# INSTRUCTIONS FOR THE TASK:
From the entries that follow, extract each line holding the string "seaborn".

---------- INPUT DATA ----------

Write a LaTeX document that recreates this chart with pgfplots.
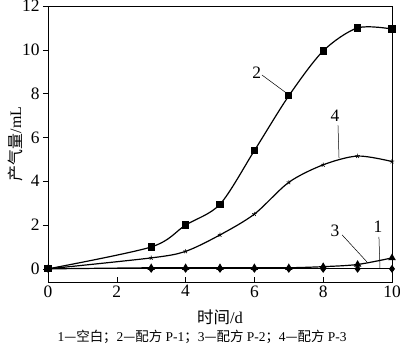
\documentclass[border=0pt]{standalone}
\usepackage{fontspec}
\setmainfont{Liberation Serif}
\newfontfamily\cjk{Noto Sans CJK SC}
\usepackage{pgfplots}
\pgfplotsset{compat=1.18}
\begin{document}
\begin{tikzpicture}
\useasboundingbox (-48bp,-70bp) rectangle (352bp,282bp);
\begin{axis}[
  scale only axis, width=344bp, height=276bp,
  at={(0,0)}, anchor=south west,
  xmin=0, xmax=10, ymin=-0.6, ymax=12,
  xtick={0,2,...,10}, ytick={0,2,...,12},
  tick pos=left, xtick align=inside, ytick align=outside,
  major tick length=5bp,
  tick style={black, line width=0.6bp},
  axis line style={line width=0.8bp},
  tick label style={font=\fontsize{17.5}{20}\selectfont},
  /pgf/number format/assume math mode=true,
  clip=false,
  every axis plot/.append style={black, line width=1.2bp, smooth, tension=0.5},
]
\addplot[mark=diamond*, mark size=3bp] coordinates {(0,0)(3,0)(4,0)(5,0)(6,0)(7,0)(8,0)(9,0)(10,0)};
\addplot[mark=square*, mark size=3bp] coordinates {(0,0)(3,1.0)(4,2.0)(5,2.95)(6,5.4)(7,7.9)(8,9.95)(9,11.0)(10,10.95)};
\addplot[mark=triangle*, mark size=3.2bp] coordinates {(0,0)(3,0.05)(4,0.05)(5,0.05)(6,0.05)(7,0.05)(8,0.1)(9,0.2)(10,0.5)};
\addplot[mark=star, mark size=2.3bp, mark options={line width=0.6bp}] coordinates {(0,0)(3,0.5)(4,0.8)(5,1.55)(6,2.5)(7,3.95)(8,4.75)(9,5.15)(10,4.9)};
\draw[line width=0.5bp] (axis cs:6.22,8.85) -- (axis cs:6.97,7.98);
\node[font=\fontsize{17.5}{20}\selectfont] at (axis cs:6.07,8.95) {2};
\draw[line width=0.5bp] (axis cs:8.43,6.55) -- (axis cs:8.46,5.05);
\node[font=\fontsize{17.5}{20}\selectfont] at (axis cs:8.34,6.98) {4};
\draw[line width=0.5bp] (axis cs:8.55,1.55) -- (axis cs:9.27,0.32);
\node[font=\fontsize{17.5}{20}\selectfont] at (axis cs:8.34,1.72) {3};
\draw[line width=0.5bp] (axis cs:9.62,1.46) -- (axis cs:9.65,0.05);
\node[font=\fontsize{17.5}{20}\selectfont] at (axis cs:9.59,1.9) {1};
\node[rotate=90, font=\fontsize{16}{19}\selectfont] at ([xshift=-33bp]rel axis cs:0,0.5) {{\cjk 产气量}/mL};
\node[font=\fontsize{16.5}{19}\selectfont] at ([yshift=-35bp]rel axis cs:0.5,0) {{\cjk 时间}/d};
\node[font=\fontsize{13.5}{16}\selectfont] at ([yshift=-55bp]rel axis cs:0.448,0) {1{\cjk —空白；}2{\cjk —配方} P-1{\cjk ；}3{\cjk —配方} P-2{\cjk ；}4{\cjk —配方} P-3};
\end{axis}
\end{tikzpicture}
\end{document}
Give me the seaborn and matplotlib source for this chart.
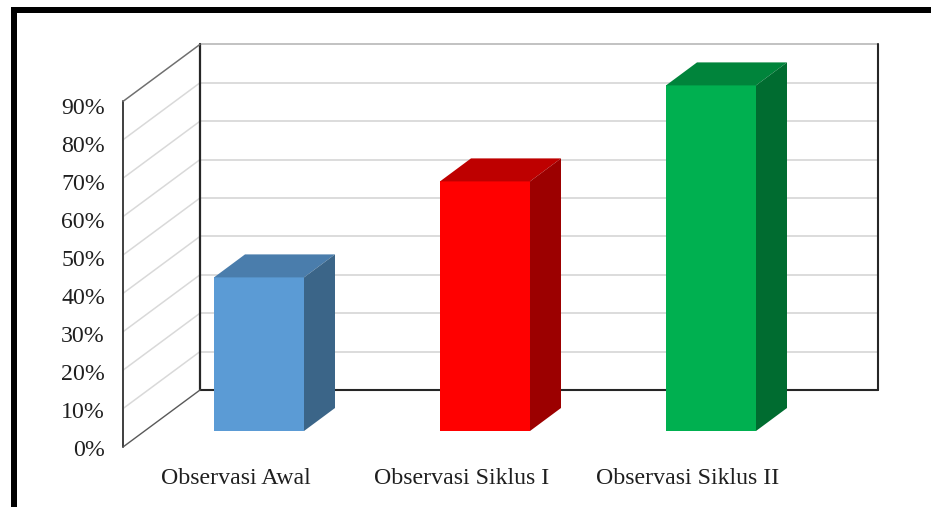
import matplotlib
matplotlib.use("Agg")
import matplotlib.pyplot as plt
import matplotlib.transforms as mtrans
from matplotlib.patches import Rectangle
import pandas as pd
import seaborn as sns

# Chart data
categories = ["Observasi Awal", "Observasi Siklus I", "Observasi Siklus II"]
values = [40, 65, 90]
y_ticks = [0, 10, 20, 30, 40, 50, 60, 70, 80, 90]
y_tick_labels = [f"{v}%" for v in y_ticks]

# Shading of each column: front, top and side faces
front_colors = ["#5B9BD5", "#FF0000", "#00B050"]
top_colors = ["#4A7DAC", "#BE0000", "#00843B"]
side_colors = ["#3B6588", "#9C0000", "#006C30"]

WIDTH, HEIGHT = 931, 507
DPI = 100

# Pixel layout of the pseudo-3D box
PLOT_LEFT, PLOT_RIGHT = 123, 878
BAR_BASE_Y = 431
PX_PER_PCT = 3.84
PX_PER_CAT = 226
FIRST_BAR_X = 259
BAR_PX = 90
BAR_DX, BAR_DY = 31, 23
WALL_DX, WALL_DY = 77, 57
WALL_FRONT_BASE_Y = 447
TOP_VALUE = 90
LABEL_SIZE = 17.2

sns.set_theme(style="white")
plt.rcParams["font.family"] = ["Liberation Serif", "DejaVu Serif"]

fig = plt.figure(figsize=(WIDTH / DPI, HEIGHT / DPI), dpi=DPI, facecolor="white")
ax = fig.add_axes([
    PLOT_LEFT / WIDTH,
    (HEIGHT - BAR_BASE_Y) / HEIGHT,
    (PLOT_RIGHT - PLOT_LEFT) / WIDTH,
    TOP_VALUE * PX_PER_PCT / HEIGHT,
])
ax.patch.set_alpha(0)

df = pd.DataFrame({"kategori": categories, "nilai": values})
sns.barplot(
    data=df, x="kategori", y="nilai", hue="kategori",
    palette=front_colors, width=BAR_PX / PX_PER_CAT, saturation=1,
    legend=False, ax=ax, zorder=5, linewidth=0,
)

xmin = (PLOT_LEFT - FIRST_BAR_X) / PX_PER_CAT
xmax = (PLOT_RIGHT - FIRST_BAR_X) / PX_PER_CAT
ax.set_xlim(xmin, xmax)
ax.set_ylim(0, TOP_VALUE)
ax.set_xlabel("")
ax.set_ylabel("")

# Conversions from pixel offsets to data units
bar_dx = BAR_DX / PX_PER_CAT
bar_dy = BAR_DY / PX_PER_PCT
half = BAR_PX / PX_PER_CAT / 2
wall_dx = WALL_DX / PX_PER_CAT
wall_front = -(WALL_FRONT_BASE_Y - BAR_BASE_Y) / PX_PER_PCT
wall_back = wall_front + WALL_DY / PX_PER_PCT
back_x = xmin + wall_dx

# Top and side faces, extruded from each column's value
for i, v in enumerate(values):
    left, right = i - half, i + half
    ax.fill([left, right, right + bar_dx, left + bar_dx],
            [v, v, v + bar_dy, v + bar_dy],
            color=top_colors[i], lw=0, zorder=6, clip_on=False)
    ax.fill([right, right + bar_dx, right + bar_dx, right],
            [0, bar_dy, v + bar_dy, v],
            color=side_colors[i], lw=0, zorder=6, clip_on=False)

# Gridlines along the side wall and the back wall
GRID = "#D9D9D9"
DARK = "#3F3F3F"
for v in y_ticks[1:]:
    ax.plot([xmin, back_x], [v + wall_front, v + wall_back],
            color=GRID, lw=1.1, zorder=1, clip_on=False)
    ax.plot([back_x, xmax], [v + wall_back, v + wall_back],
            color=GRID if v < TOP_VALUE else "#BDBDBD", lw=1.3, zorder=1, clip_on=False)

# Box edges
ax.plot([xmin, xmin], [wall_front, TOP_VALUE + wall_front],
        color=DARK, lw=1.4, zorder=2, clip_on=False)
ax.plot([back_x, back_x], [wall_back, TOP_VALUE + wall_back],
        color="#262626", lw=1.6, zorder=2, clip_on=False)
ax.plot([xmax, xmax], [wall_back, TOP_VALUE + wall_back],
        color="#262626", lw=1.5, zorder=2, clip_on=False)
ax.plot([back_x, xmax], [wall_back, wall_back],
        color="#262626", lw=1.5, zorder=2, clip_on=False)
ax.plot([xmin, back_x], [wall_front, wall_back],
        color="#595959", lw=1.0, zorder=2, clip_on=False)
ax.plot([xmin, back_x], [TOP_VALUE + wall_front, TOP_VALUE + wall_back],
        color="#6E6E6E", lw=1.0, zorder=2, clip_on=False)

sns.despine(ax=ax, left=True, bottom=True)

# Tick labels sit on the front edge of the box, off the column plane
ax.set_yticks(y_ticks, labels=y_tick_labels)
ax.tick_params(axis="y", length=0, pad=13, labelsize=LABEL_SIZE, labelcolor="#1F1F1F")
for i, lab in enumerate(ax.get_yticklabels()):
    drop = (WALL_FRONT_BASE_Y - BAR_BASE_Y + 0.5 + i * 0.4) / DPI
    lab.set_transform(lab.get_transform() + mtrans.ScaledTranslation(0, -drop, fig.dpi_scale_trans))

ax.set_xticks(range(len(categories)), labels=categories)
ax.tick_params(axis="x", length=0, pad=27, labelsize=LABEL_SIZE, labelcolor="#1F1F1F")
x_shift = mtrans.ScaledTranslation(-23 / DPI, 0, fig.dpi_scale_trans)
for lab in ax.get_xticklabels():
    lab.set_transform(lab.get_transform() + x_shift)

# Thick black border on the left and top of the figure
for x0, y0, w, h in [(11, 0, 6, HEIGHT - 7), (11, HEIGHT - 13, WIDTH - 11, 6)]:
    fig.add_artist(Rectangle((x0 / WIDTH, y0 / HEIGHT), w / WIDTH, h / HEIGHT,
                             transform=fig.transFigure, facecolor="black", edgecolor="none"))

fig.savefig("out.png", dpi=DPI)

----------

# WRITTEN RESPONSE:
Give me the seaborn and matplotlib source for this chart.
import seaborn as sns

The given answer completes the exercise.